The city of Los Angeles has recently hired its first “Creative Catalyst Artist in Residence” to work with the Department of Transportation on outside-the-box solutions to help achieve the department’s goal of no traffic fatalities by 2025. The city’s Department of Cultural Affairs created the program to embed artists within different city departments to develop innovative ways to engage residents and to meet goals. The current artist, who will receive a $20,000 stipend for one year, has already started recording oral histories with longtime department workers to foster institutional memory.
Kennesaw State University, part of the University of Georgia system, has opened a dedicated apartment on campus for the temporary housing of homeless students and those at risk of losing housing. Under the plan, students needing assistance are allowed to stay in the unit for up to 14 days while the university works to find them permanent affordable housing. Officials note that there are currently between five and seven enrolled students who will immediately benefit from this emergency housing. Kennesaw University is also the first in the state to have dedicated staff tasked with addressing the needs of this population.

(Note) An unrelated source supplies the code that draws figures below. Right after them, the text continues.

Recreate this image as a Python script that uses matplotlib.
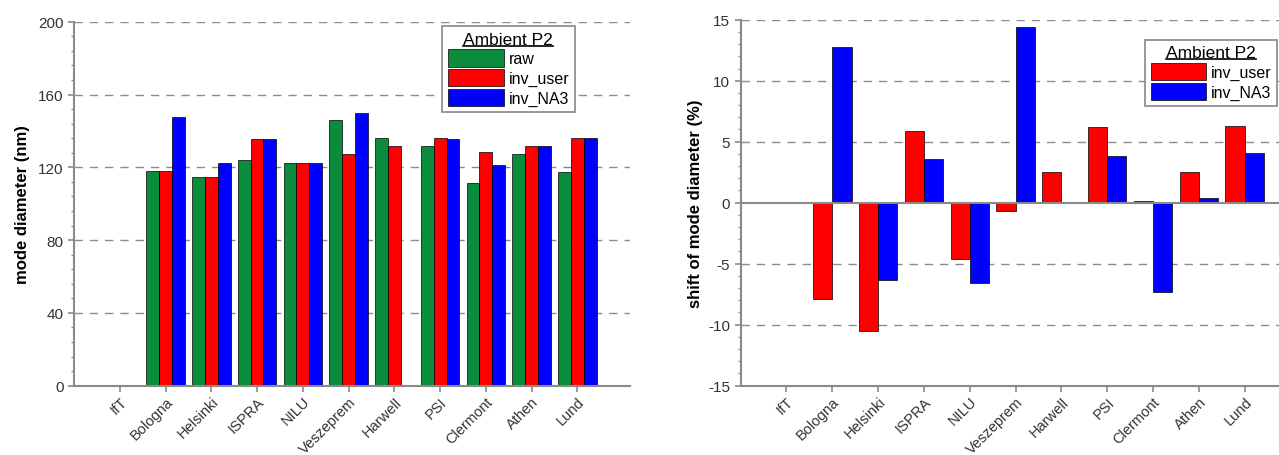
import numpy as np
import matplotlib
matplotlib.use("Agg")
import matplotlib.pyplot as plt
from matplotlib.patches import Patch
from matplotlib.lines import Line2D
from matplotlib.ticker import MultipleLocator

plt.rcParams["font.family"] = ["Liberation Sans", "DejaVu Sans"]
plt.rcParams["axes.unicode_minus"] = False

sites = ["IfT", "Bologna", "Helsinki", "ISPRA", "NILU", "Veszeprem",
         "Harwell", "PSI", "Clermont", "Athen", "Lund"]

# mode diameter (nm)
raw = [np.nan, 118.1, 114.8, 123.8, 122.5, 146.2, 136.1, 131.5, 111.4, 127.5, 117.4]
inv_user = [np.nan, 118.0, 114.8, 135.5, 122.5, 127.1, 131.5, 136.1, 128.6, 131.5, 136.3]
inv_na3 = [np.nan, 147.8, 122.5, 135.5, 122.5, 149.6, np.nan, 135.5, 121.4, 131.5, 136.3]

# shift of mode diameter (%)
shift_user = [np.nan, -7.9, -10.5, 5.9, -4.6, -0.7, 2.5, 6.2, 0.16, 2.5, 6.3]
shift_na3 = [np.nan, 12.8, -6.3, 3.6, -6.6, 14.4, np.nan, 3.8, -7.35, 0.36, 4.1]

GREEN = "#0b8c3c"
RED = "#ff0000"
BLUE = "#0000ff"
AXCOL = "#8a8a8a"
GRIDCOL = "#8c8c8c"

fig = plt.figure(figsize=(12.79, 4.56), dpi=100)
ax1 = fig.add_axes([0.0579, 0.152, 0.4347, 0.798])
ax2 = fig.add_axes([0.5791, 0.152, 0.4209, 0.8026])

x = np.arange(len(sites))


def style_axes(ax):
    for s in ["top", "right"]:
        ax.spines[s].set_visible(False)
    for s in ["left", "bottom"]:
        ax.spines[s].set_color(AXCOL)
        ax.spines[s].set_linewidth(1.5)
    ax.tick_params(axis="both", which="major", color=AXCOL, width=1.2,
                   length=4, labelsize=11, labelcolor="#333333", direction="out")
    ax.tick_params(axis="x", which="major", labelsize=10.5, pad=2)
    ax.tick_params(axis="y", which="minor", color=AXCOL, width=1.0, length=2.5,
                   direction="out")
    ax.tick_params(axis="x", which="minor", bottom=False)
    ax.set_xticks(x)
    ax.set_xticklabels(sites, rotation=45, ha="right", rotation_mode="anchor")
    ax.set_axisbelow(True)


def legend_box(ax, handles, bbox):
    leg = ax.legend(handles=handles, loc="upper left", bbox_to_anchor=bbox,
                    title="Ambient P2", fontsize=11.5, title_fontsize=12.5,
                    frameon=True, fancybox=False, edgecolor="#888888",
                    framealpha=1, handlelength=3.5, handleheight=1.3,
                    handletextpad=0.3, labelspacing=0.15, borderpad=0.35,
                    borderaxespad=0)
    leg.get_frame().set_linewidth(1.2)
    return leg


# left panel: mode diameter
w = 0.28
ax1.bar(x - w, raw, w, color=GREEN, edgecolor="black", linewidth=0.5)
ax1.bar(x, inv_user, w, color=RED, edgecolor="black", linewidth=0.5)
ax1.bar(x + w, inv_na3, w, color=BLUE, edgecolor="black", linewidth=0.5)
ax1.set_xlim(-1.0, 11.15)
ax1.set_ylim(0, 200)
ax1.set_yticks([0, 40, 80, 120, 160, 200])
ax1.yaxis.set_minor_locator(MultipleLocator(8))
for yv in [40, 80, 120, 160, 200]:
    ax1.axhline(yv, color=GRIDCOL, linestyle=(0, (6, 5)), linewidth=1.0, zorder=0)
style_axes(ax1)
ax1.set_ylabel("mode diameter (nm)", fontsize=12, fontweight="bold", labelpad=6)
leg1 = legend_box(ax1, [Patch(facecolor=GREEN, edgecolor="black", linewidth=0.5, label="raw"),
                        Patch(facecolor=RED, edgecolor="black", linewidth=0.5, label="inv_user"),
                        Patch(facecolor=BLUE, edgecolor="black", linewidth=0.5, label="inv_NA3")],
                  (0.662, 0.988))

# right panel: relative shift
w2 = 0.42
ax2.bar(x - w2 / 2, shift_user, w2, color=RED, edgecolor="black", linewidth=0.5)
ax2.bar(x + w2 / 2, shift_na3, w2, color=BLUE, edgecolor="black", linewidth=0.5)
ax2.set_xlim(-1.0, 10.75)
ax2.set_ylim(-15, 15)
ax2.set_yticks([-15, -10, -5, 0, 5, 10, 15])
ax2.yaxis.set_minor_locator(MultipleLocator(1))
for yv in [-10, -5, 5, 10, 15]:
    ax2.axhline(yv, color=GRIDCOL, linestyle=(0, (6, 5)), linewidth=1.0, zorder=0)
ax2.axhline(0, color=AXCOL, linewidth=1.5, zorder=3)
style_axes(ax2)
ax2.set_ylabel("shift of mode diameter (%)", fontsize=12, fontweight="bold", labelpad=4)
leg2 = legend_box(ax2, [Patch(facecolor=RED, edgecolor="black", linewidth=0.5, label="inv_user"),
                        Patch(facecolor=BLUE, edgecolor="black", linewidth=0.5, label="inv_NA3")],
                  (0.751, 0.945))

# underline the legend titles
fig.canvas.draw()
renderer = fig.canvas.get_renderer()
inv = fig.transFigure.inverted()
for leg in (leg1, leg2):
    bb = leg.get_title().get_window_extent(renderer)
    (x0, y0), (x1, _) = inv.transform([[bb.x0, bb.y0 + 1], [bb.x1, bb.y0 + 1]])
    fig.add_artist(Line2D([x0, x1], [y0, y0], transform=fig.transFigure,
                          color="black", linewidth=1.2))

fig.savefig("out.png", dpi=100)
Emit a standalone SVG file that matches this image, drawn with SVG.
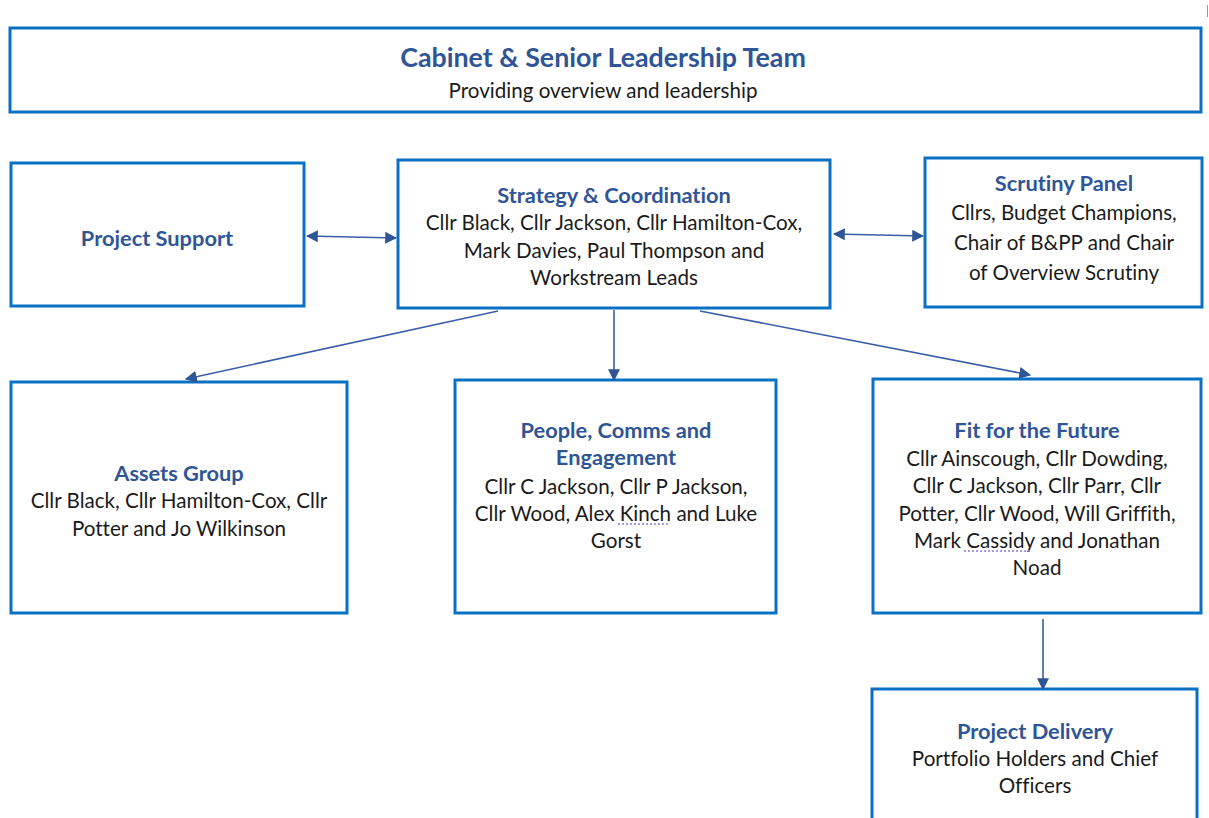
<svg xmlns="http://www.w3.org/2000/svg" width="1209" height="818" viewBox="0 0 1209 818">
<defs>
<style>
.box{fill:#fff;stroke:#0a70c4;stroke-width:3}
text{font-variant-ligatures:none}
.t{font-family:Lato,"Open Sans","Liberation Sans",sans-serif;font-size:21.8px;font-weight:bold;fill:#2f5597;text-anchor:middle}
.b{font-family:Lato,"Open Sans","Liberation Sans",sans-serif;font-size:20.6px;fill:#1a1a1a;text-anchor:middle}
.c{stroke:#3a5ea8;stroke-width:1.6;fill:none}
.sq{stroke:#8a7be0;stroke-width:1.5;stroke-dasharray:2 2;fill:none}
</style>
<marker id="ah" viewBox="0 0 10 10" refX="9" refY="5" markerWidth="12" markerHeight="12" markerUnits="userSpaceOnUse" orient="auto-start-reverse">
<path d="M0,0 L10,5 L0,10 Z" fill="#2f5597"/>
</marker>
</defs>
<rect width="1209" height="818" fill="#fff"/>
<line x1="1207.5" y1="5" x2="1207.5" y2="17" stroke="#999" stroke-width="1"/>

<g id="cabinet">
<rect class="box" x="10" y="28" width="1191" height="84"/>
<text class="t" x="603" y="67" style="font-size:26.8px">Cabinet &amp; Senior Leadership Team</text>
<text class="b" x="603" y="98">Providing overview and leadership</text>
</g>

<g id="project-support">
<rect class="box" x="11" y="163" width="293" height="143"/>
<text class="t" x="157" y="246">Project Support</text>
</g>

<g id="strategy">
<rect class="box" x="398" y="160" width="432" height="148"/>
<text class="t" x="614" y="203">Strategy &amp; Coordination</text>
<text class="b" x="614" y="230">Cllr Black, Cllr Jackson, Cllr Hamilton-Cox,</text>
<text class="b" x="614" y="258">Mark Davies, Paul Thompson and</text>
<text class="b" x="614" y="285">Workstream Leads</text>
</g>

<g id="scrutiny">
<rect class="box" x="925" y="158" width="277" height="149"/>
<text class="t" x="1064" y="191">Scrutiny Panel</text>
<text class="b" x="1064" y="220">Cllrs, Budget Champions,</text>
<text class="b" x="1064" y="250">Chair of B&amp;PP and Chair</text>
<text class="b" x="1064" y="280">of Overview Scrutiny</text>
</g>

<g id="assets">
<rect class="box" x="11" y="382" width="336" height="231"/>
<text class="t" x="179" y="481">Assets Group</text>
<text class="b" x="179" y="508">Cllr Black, Cllr Hamilton-Cox, Cllr</text>
<text class="b" x="179" y="536">Potter and Jo Wilkinson</text>
</g>

<g id="people">
<rect class="box" x="455" y="380" width="321" height="233"/>
<text class="t" x="616" y="438">People, Comms and</text>
<text class="t" x="616" y="465">Engagement</text>
<text class="b" x="616" y="494">Cllr C Jackson, Cllr P Jackson,</text>
<text class="b" x="616" y="521">Cllr Wood, Alex Kinch and Luke</text>
<text class="b" x="616" y="548">Gorst</text>
<path class="sq" d="M618,524 H670"/>
</g>

<g id="fit">
<rect class="box" x="873" y="379" width="328" height="234"/>
<text class="t" x="1037" y="438">Fit for the Future</text>
<text class="b" x="1037" y="466">Cllr Ainscough, Cllr Dowding,</text>
<text class="b" x="1037" y="493">Cllr C Jackson, Cllr Parr, Cllr</text>
<text class="b" x="1037" y="521">Potter, Cllr Wood, Will Griffith,</text>
<text class="b" x="1037" y="548">Mark Cassidy and Jonathan</text>
<text class="b" x="1037" y="575">Noad</text>
<path class="sq" d="M964,551 H1032"/>
</g>

<g id="delivery">
<rect class="box" x="872" y="689" width="325" height="135"/>
<text class="t" x="1035" y="739">Project Delivery</text>
<text class="b" x="1035" y="766">Portfolio Holders and Chief</text>
<text class="b" x="1035" y="793">Officers</text>
</g>

<g id="connectors">
<line class="c" x1="307" y1="236" x2="396" y2="238" marker-start="url(#ah)" marker-end="url(#ah)"/>
<line class="c" x1="834" y1="234" x2="923" y2="236" marker-start="url(#ah)" marker-end="url(#ah)"/>
<line class="c" x1="498" y1="311" x2="186" y2="379" marker-end="url(#ah)"/>
<line class="c" x1="614" y1="310" x2="614" y2="380" marker-end="url(#ah)"/>
<line class="c" x1="700" y1="311" x2="1030" y2="375" marker-end="url(#ah)"/>
<line class="c" x1="1043" y1="619" x2="1043" y2="689" marker-end="url(#ah)"/>
</g>
</svg>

To tackle the “first-mile/last-mile” issues that often inhibit public transportation usage, Centennial, Colorado, has partnered with the ride-sharing app Lyft to help people get to and from its Regional Transportation District train station. The Denver suburb will offer subsidized Lyft rides through a six-month pilot program to users already in the current Call-n-Ride service area. Officials say the program will also help with overcrowding at the train station's over-capacity parking lot. Ride-sharing competitor Uber has partnered with other cities on similar initiatives.
In part to close the gender pay gap, Massachusetts has become the first state to forbid prospective employers from asking about a job candidate’s pay history. At the final stage of the hiring process, employers will often peg salary offers to someone’s previous salary, perpetuating systemic unequal pay practices that may have been carried through the candidate’s employment past. The law will likewise bar companies from prohibiting workers from discussing their respective compensation with each other, and require equal pay for jobs that are of comparable character. The legislation’s sponsors hope that the law becomes a model for other states.
Detroit is looking for ways to help developers and designers avoid unnecessary regulatory obstacles in order to quickly rebuild and repurpose neglected areas using specially designated “pink zones.” Funded by a grant from the John S. and James L. Knight Foundation, pink zones will allow public officials and businesses to experiment with economic development initiatives without going through the formal, expensive, and time-consuming rezoning process. The city’s Planning Department is recruiting multidisciplinary teams to create ideas for mixed-use activity at three commercial sites in Detroit, which will then be compared against the current regulatory environment to see which hurdles can be eliminated. Detroit hopes to pilot the pink zones by next summer and that the project will serve as a model for other cities.